The Georgian Minister for Reconciliation and Civil Equality Ketevan Tsikhelashvili states that the international court will be able to deliver its final verdict in a few months.

“Russia, a member of the Council of Europe, committed a shameful act”, said Emerson after the hearing. "The fragments of missiles were found on the site, which had serial numbers confirming their Russian origin. The Russian side insisted that it was fake information and part of anti-Russian propaganda” he added.

Georgia’s Deputy Minister of Justice Gocha Lortkipanidze said after the hearing that it was an uncompromising, struggle for fairness and justice.

“This case will be important not only for Georgia but for other conflicts within Europe – in Ukraine and Moldova. Instead of arguments from the Russian side, we have heard a fake narrative about history and the only answer is as if Georgia has presented false evidence, which is a conspiracy against the Russian Federation.

“All this indicates that the Russian Federation had no argument at all today”, Lortkipanidze said.

The judge representing Georgia in the court in previous years Nona Tsotsoria says that the ECHR is facing a “big challenge” because the case is very complex and difficult.

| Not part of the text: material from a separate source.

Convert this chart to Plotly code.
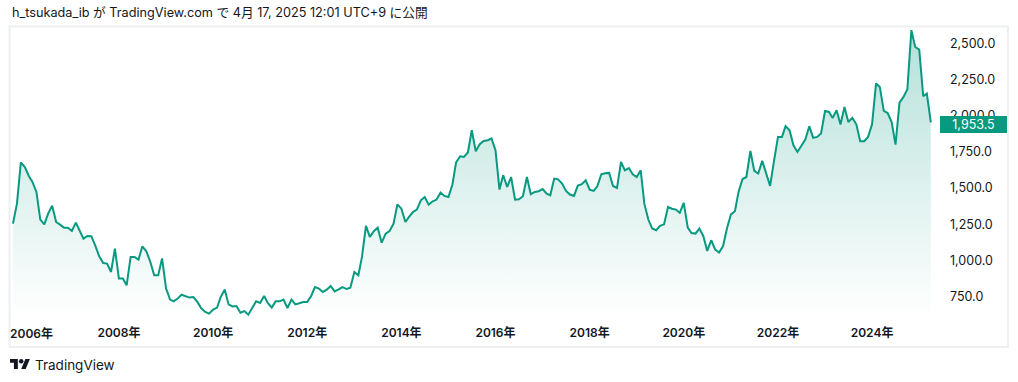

“Today is truly historic day not only for Georgia but for Europe and the court itself. I am convinced that the Court will cope with this challenge,” Tsotsoria stated after the hearing session.

During the previous hearings the court heard 33 witnesses in total: 16 summoned through the Georgian Government, 11 through the Government of Russia and six directly by the court.

This case raises issues under articles which concern the right to life, prohibition of torture, inhumane and degrading treatment, the right to liberty and security, the right to respect for private and family life, the right to an effective remedy.